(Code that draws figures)

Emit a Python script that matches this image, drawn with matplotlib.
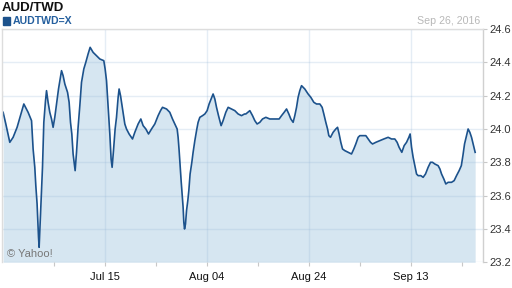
import numpy as np
import pandas as pd
import matplotlib
matplotlib.use("Agg")
from matplotlib import pyplot as plt
import matplotlib.dates as mdates
from matplotlib.patches import Rectangle

plt.rcParams['font.family'] = ['Liberation Sans', 'DejaVu Sans']

# dias desde el 25 de junio de 2016 y cotizacion AUD/TWD
dias = np.array([
    0.12, 0.65, 1.43, 2.08, 2.86, 3.53, 4.18, 5.02, 5.69, 6.00, 6.33, 6.53, 6.78,
    7.06, 7.18, 7.45, 7.65, 7.84, 8.10, 8.43, 8.63, 8.94, 9.27, 9.61, 9.92, 10.25,
    10.59, 10.98, 11.24, 11.57, 11.88, 12.22, 12.75, 13.06, 13.33, 13.59, 13.84,
    14.24, 14.51, 14.82, 15.16, 15.49, 15.94, 16.33, 16.78, 17.18, 17.76, 18.43,
    19.08, 19.86, 20.12, 20.39, 20.71, 21.04, 21.29, 21.49, 21.76, 22.08, 22.35,
    22.67, 22.86, 23.14, 23.53, 23.98, 24.31, 24.82, 25.49, 25.94, 26.59, 27.12,
    27.57, 28.10, 28.63, 29.22, 29.86, 30.51, 30.98, 31.37, 32.16, 32.80, 33.33,
    33.78, 34.24, 34.43, 34.63, 34.82, 35.02, 35.22, 35.41, 35.55, 35.69, 35.88,
    36.08, 36.33, 36.53, 36.78, 37.12, 37.37, 37.71, 38.10, 38.35, 38.69, 39.22,
    39.67, 40.12, 40.51, 40.90, 41.29, 41.63, 41.96, 42.35, 42.86, 43.25, 43.78,
    44.24, 44.90, 45.55, 46.20, 46.86, 47.45, 47.71, 48.49, 49.02, 49.47, 49.92,
    50.45, 50.98, 51.63, 52.41, 53.39, 54.24, 54.71, 55.22, 55.69, 56.14, 56.53,
    56.98, 57.31, 57.65, 57.96, 58.29, 58.63, 59.27, 59.92, 60.45, 61.04, 61.57,
    62.22, 62.67, 63.00, 63.39, 63.73, 63.98, 64.31, 64.82, 65.35, 65.69, 66.00,
    66.33, 66.67, 67.12, 67.76, 68.43, 68.88, 69.27, 69.73, 70.06, 71.24, 71.69,
    72.16, 72.55, 73.20, 73.98, 74.76, 75.61, 76.27, 76.92, 77.37, 77.76, 78.29,
    78.75, 79.22, 79.67, 79.92, 80.20, 80.51, 80.84, 81.18, 81.49, 82.02, 82.47,
    82.94, 83.45, 83.92, 84.31, 84.76, 85.41, 85.76, 86.08, 86.53, 86.92, 87.37,
    88.04, 88.55, 89.02, 89.53, 89.96, 90.27, 90.59, 90.98, 91.29, 91.63, 91.96,
    92.27, 92.67])
cotizacion = np.array([
    24.10, 24.03, 23.92, 23.95, 24.01, 24.08, 24.15, 24.10, 24.05, 23.88, 23.77, 23.66, 23.55,
    23.35, 23.29, 23.49, 23.63, 23.77, 24.04, 24.17, 24.23, 24.16, 24.10, 24.06, 24.01, 24.07,
    24.15, 24.24, 24.29, 24.35, 24.32, 24.27, 24.22, 24.16, 24.04, 23.97, 23.85,
    23.75, 23.86, 24.01, 24.14, 24.28, 24.36, 24.40, 24.45, 24.49, 24.46, 24.44,
    24.42, 24.41, 24.36, 24.29, 24.13, 23.97, 23.82, 23.77, 23.87, 24.00, 24.07,
    24.19, 24.24, 24.20, 24.12, 24.03, 24.00, 23.97, 23.94, 23.98, 24.03, 24.06,
    24.02, 24.00, 23.97, 24.00, 24.03, 24.08, 24.11, 24.13, 24.12, 24.10, 24.06,
    24.03, 24.00, 23.95, 23.87, 23.78, 23.69, 23.61, 23.53, 23.44, 23.40, 23.43,
    23.51, 23.57, 23.63, 23.73, 23.80, 23.86, 23.93, 24.00, 24.04, 24.07, 24.08,
    24.09, 24.11, 24.15, 24.18, 24.21, 24.18, 24.13, 24.08, 24.02, 24.05, 24.10,
    24.13, 24.12, 24.11, 24.09, 24.08, 24.09, 24.09, 24.11, 24.08, 24.05, 24.03,
    24.04, 24.06, 24.07, 24.06, 24.06, 24.06, 24.08, 24.10, 24.12, 24.09, 24.06,
    24.04, 24.08, 24.13, 24.19, 24.23, 24.26, 24.24, 24.21, 24.19, 24.16, 24.15,
    24.15, 24.13, 24.09, 24.04, 24.00, 23.96, 23.95, 23.98, 24.00, 24.01, 23.97,
    23.92, 23.88, 23.87, 23.86, 23.85, 23.88, 23.91, 23.95, 23.96, 23.96, 23.94,
    23.92, 23.91, 23.92, 23.93, 23.94, 23.95, 23.94, 23.94, 23.92, 23.89, 23.86,
    23.90, 23.92, 23.95, 23.97, 23.89, 23.83, 23.78, 23.73, 23.72, 23.72, 23.71,
    23.73, 23.77, 23.80, 23.80, 23.79, 23.78, 23.76, 23.73, 23.70, 23.67, 23.68,
    23.68, 23.69, 23.72, 23.75, 23.78, 23.84, 23.91, 23.96, 24.00, 23.98, 23.95,
    23.91, 23.86])

inicio = pd.Timestamp('2016-06-25')
fechas = inicio + pd.to_timedelta(dias, unit='D')

y_ticks = [23.2, 23.4, 23.6, 23.8, 24.0, 24.2, 24.4, 24.6]
x_ticks = ['2016-07-15', '2016-08-04', '2016-08-24', '2016-09-13']
x_menores = ['2016-07-05', '2016-07-25', '2016-08-14', '2016-09-03', '2016-09-23']

azul = '#1c528c'
relleno = '#d6e6f1'

fig = plt.figure(figsize=(5.12, 2.88), dpi=100)
ax = fig.add_axes([2/512, (288-262.3)/288, (482.7-2)/512, (262.3-29)/288])

ax.fill_between(fechas, cotizacion, 23.2, color=relleno, linewidth=0)
ax.plot(fechas, cotizacion, color=azul, linewidth=1.2)

ax.set_ylim(23.2, 24.6)
x0 = mdates.date2num(inicio) - 0.1
ax.set_xlim(x0, x0 + 94.25)

# ejes
ax.yaxis.tick_right()
ax.set_yticks(y_ticks)
ax.set_yticklabels(['%.1f' % v for v in y_ticks])
ax.set_xticks(mdates.date2num(pd.to_datetime(x_ticks)))
ax.set_xticklabels([pd.Timestamp(t).strftime('%b %d') for t in x_ticks])
ax.set_xticks(mdates.date2num(pd.to_datetime(x_menores)), minor=True)
ax.tick_params(axis='y', which='both', length=3, width=0.8, color='#c8c8c8',
               labelsize=8, labelcolor='#333333', pad=1.5)
ax.tick_params(axis='x', which='both', length=3, width=0.8, color='#c8c8c8',
               labelsize=8, labelcolor='#111111', pad=4)

ax.grid(True, color=(0.6, 0.72, 0.85), alpha=0.25, linewidth=1.0)

for lado in ['top', 'left']:
    ax.spines[lado].set_color('#dddddd')
    ax.spines[lado].set_linewidth(1.0)
ax.spines['right'].set_color('#d0d0d0')
ax.spines['right'].set_linewidth(1.0)
ax.spines['bottom'].set_visible(False)

# textos
fig.text(2/512, 1 - 10.7/288, 'AUD/TWD', fontsize=9.5, fontweight='bold',
         color='#111111', ha='left', va='baseline')
fig.patches.append(Rectangle((2.7/512, 1 - 25/288), 7.5/512, 8/288,
                             transform=fig.transFigure, color=azul))
fig.text(13/512, 1 - 24.5/288, 'AUDTWD=X', fontsize=7.6, fontweight='bold',
         color='#245f9e', ha='left', va='baseline')
fig.text(480/512, 1 - 23.5/288, 'Sep 26, 2016', fontsize=7.7, color='#b8b8b8',
         ha='right', va='baseline')
ax.text(5/480.7, 5/233.3, '\u00a9 Yahoo!', transform=ax.transAxes,
        fontsize=8, color='#777777', ha='left', va='baseline')

plt.savefig('out.png', dpi=100)
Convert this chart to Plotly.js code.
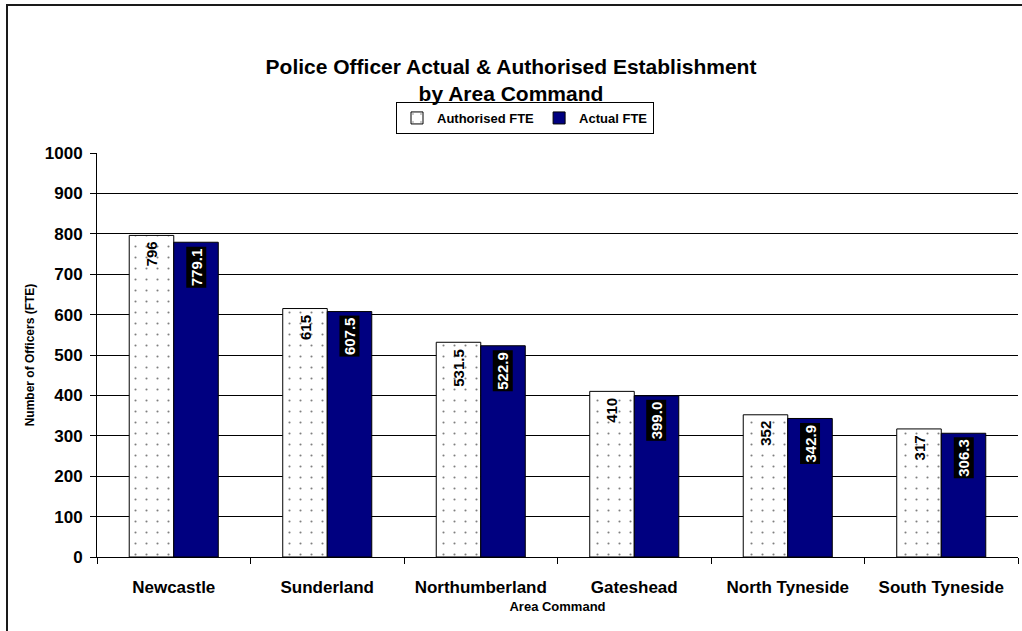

_The exercise:_ Exactly as written, repeat the lines from the beginning of the entries up to and including the line with "plt.rcParams['font.family'] = ['Liberation", but not the pictures.

_Finished answer:_
Emit a Python script that matches this image, drawn with matplotlib.
import numpy as np
import pandas as pd
import matplotlib
matplotlib.use("Agg")
from matplotlib import pyplot as plt
import matplotlib.dates as mdates
from matplotlib.patches import Rectangle

plt.rcParams['font.family'] = ['Liberation Sans', 'DejaVu Sans']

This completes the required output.